E infine, divertiamoci! Ci sono gli alieni che ci vogliono far fuori nonostante le nostre belle canzoni! Non ci stanno proprio simpaticissimi, ma come dargli torto. Tra loro si confrontano studiandoci, indagano il senso di ciò che siamo stati in grado di creare, nel bene e nel male, e investigando ci fanno il riassunto. Quanta bellezza. Quanto orrore. Peccato, in definitiva un bel disastro. Che esseri stolti che siamo, se con tutte le nostre capacità ci andiamo annientando non solo l’un l’altro, armando guerre non necessarie, ma prostrando il pianeta dove risiediamo suicidandoci. Eppure, siamo anche esseri incredibili, immaginifici, inclini all’arte, all’astrazione, capaci di profondissimi pensieri e sentimenti, di voli assoluti della mente, di creazioni imperiture, di forgiare con l’ingegno e poi con le mani bellezze straordinarie; potremmo seguire un ideale cammino verso progressi intellettivi inverosimili e invece scegliamo troppo spesso il male, l’ignoranza, l’ignavia, la medietà, che non è qui il giusto mezzo aristotelico ma la scelta di ciò che è più comodo, sicuro, senza impegnarsi, senza lottare. La distopia più che nel libro è nella nostra società se confrontiamo il modo meraviglioso in cui potremmo vivere, organizzando un’esistenza degna per tutti, e il modo in cui viviamo. Attraversiamo il quotidiano nichilisticamente lamentosi e amiamo poco e male. L’hanno capito anche gli alieni che abbiamo grossi problemi a riguardo, sono sicuri che amare, per noi, sia addirittura faticoso “Amare. Amare sulla terra. Per le donne soprattutto. E in special modo amare esseri di sesso maschile. Dice che è un enorme spreco di energie. Anzi, secondo mia moglie, la quantità di energia che i terrestri con cromosoma XX investono per amare i terrestri con cromosoma XY giustificherebbe in parte il baratro in cui hanno fatto precipitare il loro pianeta. Invece di occuparsi di fattori di crescita, di incanto, di armonia, razionalità, di economia hanno sprecato tempo e fatica in un’attività più dannosa che inutile”. 

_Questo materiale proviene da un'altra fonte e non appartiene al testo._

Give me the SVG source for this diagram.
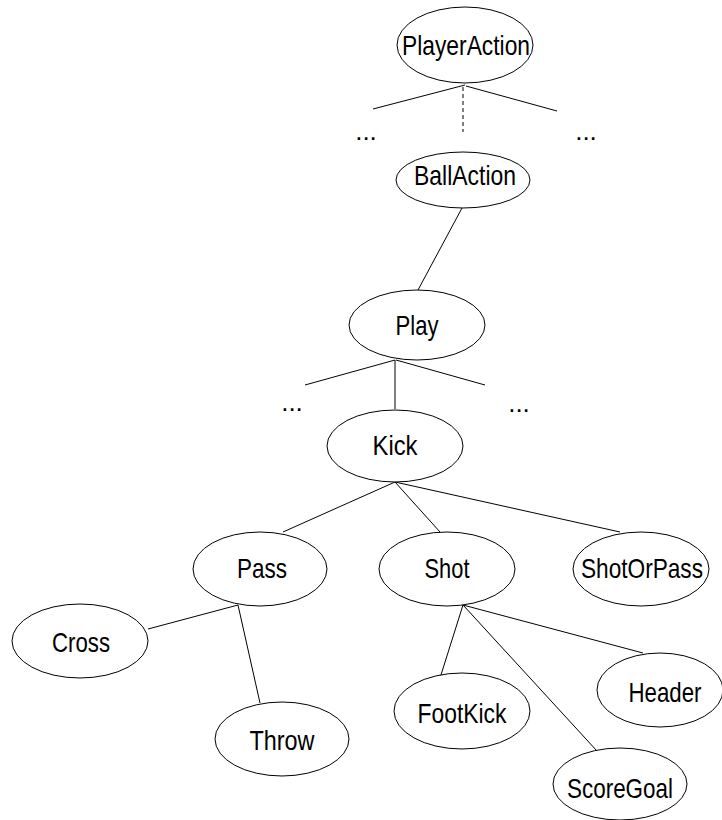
<svg xmlns="http://www.w3.org/2000/svg" width="722" height="820" viewBox="0 0 722 820">
  <style>
    .node ellipse { fill: #fff; stroke: #000; stroke-width: 1; }
    .node text, .dots { font-family: "Liberation Sans", Arial, sans-serif; font-size: 28px; fill: #000; text-anchor: middle; }
    .dots { font-size: 26px; }
    .edges line { stroke: #000; stroke-width: 1; }
    .edges line.dashed { stroke-dasharray: 4 3; }
  </style>
  <rect width="722" height="820" fill="#fff"/>

  <g id="edges" class="edges">
    <line x1="465" y1="85" x2="373" y2="109"/>
    <line x1="466" y1="86" x2="557" y2="111"/>
    <line class="dashed" x1="463" y1="87" x2="463" y2="132"/>
    <line x1="462" y1="208" x2="418" y2="290"/>
    <line x1="395" y1="360" x2="305" y2="385"/>
    <line x1="396" y1="360" x2="485" y2="385"/>
    <line x1="395" y1="360" x2="395" y2="409"/>
    <line x1="395" y1="482" x2="283" y2="532"/>
    <line x1="395" y1="482" x2="440" y2="532"/>
    <line x1="395" y1="482" x2="620" y2="532"/>
    <line x1="238" y1="605" x2="148" y2="629"/>
    <line x1="238" y1="605" x2="260" y2="703"/>
    <line x1="463" y1="605" x2="440" y2="678"/>
    <line x1="463" y1="605" x2="597" y2="751"/>
    <line x1="463" y1="605" x2="643" y2="653"/>
  </g>

  <text class="dots" x="366" y="140">...</text>
  <text class="dots" x="586" y="140">...</text>
  <text class="dots" x="292" y="411">...</text>
  <text class="dots" x="519" y="412">...</text>

  <g id="PlayerAction" class="node">
    <ellipse cx="465" cy="45" rx="68" ry="38"/>
    <text x="466" y="55" textLength="128" lengthAdjust="spacingAndGlyphs">PlayerAction</text>
  </g>
  <g id="BallAction" class="node">
    <ellipse cx="463" cy="180" rx="67" ry="28"/>
    <text x="465" y="185" textLength="102" lengthAdjust="spacingAndGlyphs">BallAction</text>
  </g>
  <g id="Play" class="node">
    <ellipse cx="417" cy="325" rx="68" ry="35"/>
    <text x="417" y="335" textLength="43" lengthAdjust="spacingAndGlyphs">Play</text>
  </g>
  <g id="Kick" class="node">
    <ellipse cx="395" cy="446" rx="68" ry="36"/>
    <text x="395" y="455" textLength="45" lengthAdjust="spacingAndGlyphs">Kick</text>
  </g>
  <g id="Pass" class="node">
    <ellipse cx="260" cy="569" rx="67" ry="37"/>
    <text x="262" y="578" textLength="50" lengthAdjust="spacingAndGlyphs">Pass</text>
  </g>
  <g id="Shot" class="node">
    <ellipse cx="447" cy="569" rx="68" ry="37"/>
    <text x="447" y="578" textLength="45" lengthAdjust="spacingAndGlyphs">Shot</text>
  </g>
  <g id="ShotOrPass" class="node">
    <ellipse cx="641" cy="569" rx="68" ry="37"/>
    <text x="642" y="578" textLength="122" lengthAdjust="spacingAndGlyphs">ShotOrPass</text>
  </g>
  <g id="Cross" class="node">
    <ellipse cx="80" cy="641" rx="68" ry="37"/>
    <text x="81" y="652" textLength="58" lengthAdjust="spacingAndGlyphs">Cross</text>
  </g>
  <g id="Throw" class="node">
    <ellipse cx="282" cy="739" rx="67" ry="37"/>
    <text x="282" y="750" textLength="65" lengthAdjust="spacingAndGlyphs">Throw</text>
  </g>
  <g id="FootKick" class="node">
    <ellipse cx="462" cy="711" rx="68" ry="38"/>
    <text x="462" y="723" textLength="89" lengthAdjust="spacingAndGlyphs">FootKick</text>
  </g>
  <g id="Header" class="node">
    <ellipse cx="660" cy="690" rx="63" ry="37"/>
    <text x="665" y="702" textLength="73" lengthAdjust="spacingAndGlyphs">Header</text>
  </g>
  <g id="ScoreGoal" class="node">
    <ellipse cx="620" cy="784" rx="67" ry="36"/>
    <text x="620" y="798" textLength="106" lengthAdjust="spacingAndGlyphs">ScoreGoal</text>
  </g>
</svg>
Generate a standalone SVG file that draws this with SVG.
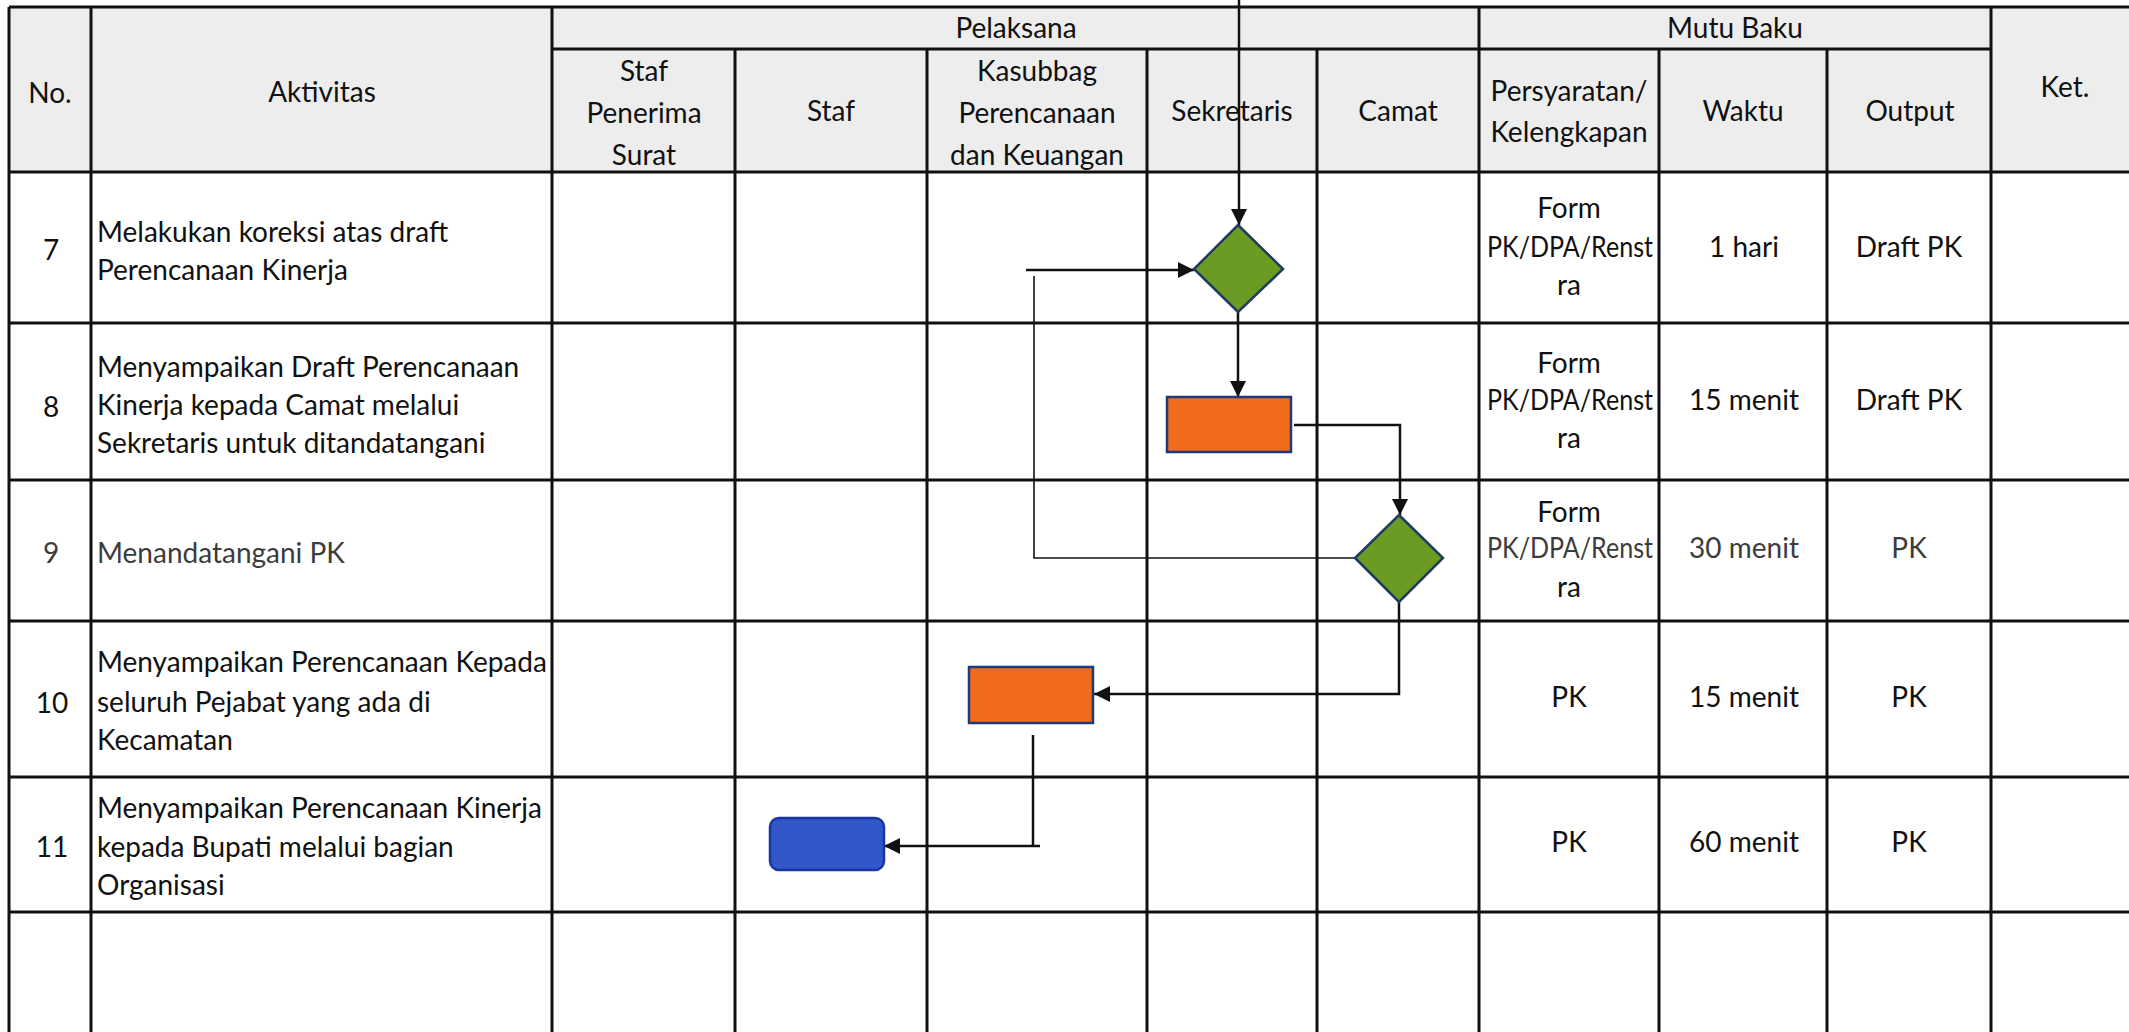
<svg xmlns="http://www.w3.org/2000/svg" width="2129" height="1032" viewBox="0 0 2129 1032">
<defs>
<style>
.t{font-family:Lato,"Noto Sans","Liberation Sans",sans-serif;font-size:28px;fill:#111}
.c{text-anchor:middle}
.g{fill:#3c3c3c}
.grid line{stroke:#111;stroke-width:3}
.conn path{fill:none;stroke:#111;stroke-width:2.5}
.conn path.thin{stroke-width:1.6}
.dia{fill:#6b9b22;stroke:#1f3b60;stroke-width:2.5}
.proc{fill:#f26a1c;stroke:#1f3a7a;stroke-width:2.5}
.term{fill:#3157c8;stroke:#1b36a0;stroke-width:2.5}
</style>
<marker id="ah" markerUnits="userSpaceOnUse" markerWidth="16" markerHeight="16" refX="16" refY="8" orient="auto">
<path d="M0,0 L16,8 L0,16 z" fill="#111"/>
</marker>
</defs>
<rect x="0" y="0" width="2129" height="1032" fill="#ffffff"/>
<rect x="9" y="7" width="2120" height="165" fill="#ededed"/>

<g id="grid" class="grid">
<line x1="9" y1="7" x2="2129" y2="7"/>
<line x1="552" y1="49" x2="1991" y2="49"/>
<line x1="9" y1="172" x2="2129" y2="172"/>
<line x1="9" y1="323" x2="2129" y2="323"/>
<line x1="9" y1="480" x2="2129" y2="480"/>
<line x1="9" y1="621" x2="2129" y2="621"/>
<line x1="9" y1="777" x2="2129" y2="777"/>
<line x1="9" y1="912" x2="2129" y2="912"/>
<line x1="9" y1="7" x2="9" y2="1032"/>
<line x1="91" y1="7" x2="91" y2="1032"/>
<line x1="552" y1="7" x2="552" y2="1032"/>
<line x1="735" y1="49" x2="735" y2="1032"/>
<line x1="927" y1="49" x2="927" y2="1032"/>
<line x1="1147" y1="49" x2="1147" y2="1032"/>
<line x1="1317" y1="49" x2="1317" y2="1032"/>
<line x1="1479" y1="7" x2="1479" y2="1032"/>
<line x1="1659" y1="49" x2="1659" y2="1032"/>
<line x1="1827" y1="49" x2="1827" y2="1032"/>
<line x1="1991" y1="7" x2="1991" y2="1032"/>
</g>

<g id="header">
<text class="t c" x="50" y="103">No.</text>
<text class="t c" x="322" y="102">Aktivitas</text>
<text class="t c" x="1016" y="38">Pelaksana</text>
<text class="t c" x="1735" y="38">Mutu Baku</text>
<text class="t c" x="644" y="81">Staf</text>
<text class="t c" x="644" y="123">Penerima</text>
<text class="t c" x="644" y="165">Surat</text>
<text class="t c" x="831" y="121">Staf</text>
<text class="t c" x="1037" y="81">Kasubbag</text>
<text class="t c" x="1037" y="123">Perencanaan</text>
<text class="t c" x="1037" y="165">dan Keuangan</text>
<text class="t c" x="1232" y="121">Sekretaris</text>
<text class="t c" x="1398" y="121">Camat</text>
<text class="t c" x="1569" y="101">Persyaratan/</text>
<text class="t c" x="1569" y="142">Kelengkapan</text>
<text class="t c" x="1743" y="121">Waktu</text>
<text class="t c" x="1910" y="121">Output</text>
<text class="t c" x="2065" y="97">Ket.</text>
</g>

<g id="row7">
<text class="t c" x="51" y="260">7</text>
<text class="t" x="97" y="242">Melakukan koreksi atas draft</text>
<text class="t" x="97" y="280">Perencanaan Kinerja</text>
<text class="t c" x="1569" y="218">Form</text>
<text class="t c" x="1570" y="257" textLength="166" lengthAdjust="spacingAndGlyphs">PK/DPA/Renst</text>
<text class="t c" x="1569" y="295">ra</text>
<text class="t c" x="1744" y="257">1 hari</text>
<text class="t c" x="1909" y="257">Draft PK</text>
</g>

<g id="row8">
<text class="t c" x="51" y="417">8</text>
<text class="t" x="97" y="377">Menyampaikan Draft Perencanaan</text>
<text class="t" x="97" y="415">Kinerja kepada Camat melalui</text>
<text class="t" x="97" y="453">Sekretaris untuk ditandatangani</text>
<text class="t c" x="1569" y="373">Form</text>
<text class="t c" x="1570" y="410" textLength="166" lengthAdjust="spacingAndGlyphs">PK/DPA/Renst</text>
<text class="t c" x="1569" y="448">ra</text>
<text class="t c" x="1744" y="410">15 menit</text>
<text class="t c" x="1909" y="410">Draft PK</text>
</g>

<g id="row9">
<text class="t c g" x="51" y="563">9</text>
<text class="t g" x="97" y="563">Menandatangani PK</text>
<text class="t c" x="1569" y="522">Form</text>
<text class="t c g" x="1570" y="558" textLength="166" lengthAdjust="spacingAndGlyphs">PK/DPA/Renst</text>
<text class="t c" x="1569" y="597">ra</text>
<text class="t c g" x="1744" y="558">30 menit</text>
<text class="t c g" x="1909" y="558">PK</text>
</g>

<g id="row10">
<text class="t c" x="52" y="713">10</text>
<text class="t" x="97" y="672">Menyampaikan Perencanaan Kepada</text>
<text class="t" x="97" y="712">seluruh Pejabat yang ada di</text>
<text class="t" x="97" y="750">Kecamatan</text>
<text class="t c" x="1569" y="707">PK</text>
<text class="t c" x="1744" y="707">15 menit</text>
<text class="t c" x="1909" y="707">PK</text>
</g>

<g id="row11">
<text class="t c" x="52" y="857">11</text>
<text class="t" x="97" y="818">Menyampaikan Perencanaan Kinerja</text>
<text class="t" x="97" y="857">kepada Bupati melalui bagian</text>
<text class="t" x="97" y="895">Organisasi</text>
<text class="t c" x="1569" y="852">PK</text>
<text class="t c" x="1744" y="852">60 menit</text>
<text class="t c" x="1909" y="852">PK</text>
</g>

<g id="connectors" class="conn">
<path d="M1239,0 V225" marker-end="url(#ah)"/>
<path d="M1238,312 V397" marker-end="url(#ah)"/>
<path d="M1294,425 H1400 V515" marker-end="url(#ah)"/>
<path d="M1399,602 V694 H1094" marker-end="url(#ah)"/>
<path d="M1033,735 V846"/>
<path d="M1040,846 H884" marker-end="url(#ah)"/>
<path class="thin" d="M1355,558 H1034 V276"/>
<path d="M1026,270 H1194" marker-end="url(#ah)"/>
</g>

<g id="node-d1"><polygon class="dia" points="1238,225 1283,269 1238,312 1194,269"/></g>
<g id="node-p1"><rect class="proc" x="1167" y="397" width="124" height="55"/></g>
<g id="node-d2"><polygon class="dia" points="1399,515 1443,558 1399,602 1355,558"/></g>
<g id="node-p2"><rect class="proc" x="969" y="667" width="124" height="56"/></g>
<g id="node-t1"><rect class="term" x="770" y="818" width="114" height="52" rx="9"/></g>
</svg>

Chissà se alla fine, all’ultima pagina del libro, gli alieni ci lasceranno vivere o ci faranno brillare come mine senza lasciare traccia della nostra esistenza. Potranno le nostre canzoni pop fare la differenza? Per qualcuno il finale è aperto. Per me no.

Il mio ultimo quesito per Francesca è più intimo e indaga il rapporto dell’autore con il suo personaggio cercando di comprendere quanto dell’uno sia nell’altro. Francesca conferma quel che avevo immaginato: Le esperienze di Clotilde le ho vissute tutte. Ne ho vissute anche altre, naturalmente, in questo mondo del lavoro che nel romanzo definisco «un aborto dell’etica» ma quelle che racconto le ho attraversate. Quando nel romanzo scrivo che in certi ambiti il lavoro si trova eccome e ciò che manca sono i soldi per retribuirlo, ecco, è precisamente ciò che ho notato nei miei anni di formazione post-lauream.

Intanto, le ho rubato già troppo tempo, la lascio ai suoi scritti, al prossimo romanzo con cui ci delizierà e la penso nel suo luogo mentre scrive sulla carta, come mi racconta che fa da un po’, perché ama le volute della penna sui fogli. La immagino pensare, riflettere, perché per lei scrivere si deve farlo quando si ha qualcosa da dire, e poi una cosa interessante di scrivere su carta, sul quaderno, è che, considerate le cancellature e le frecce e gli asterischi e i tanti richiami, quando arriva il momento di trascrivere sullo schermo a volte non riesco a ricostruire ciò che avevo pensato. Questo mi dà l’opportunità di esercitare la pazienza e di pensare cose nuove. 

E forse queste ultime due cose, pensare a cose nuove ed esercitare la pazienza, dovremmo farle tutti.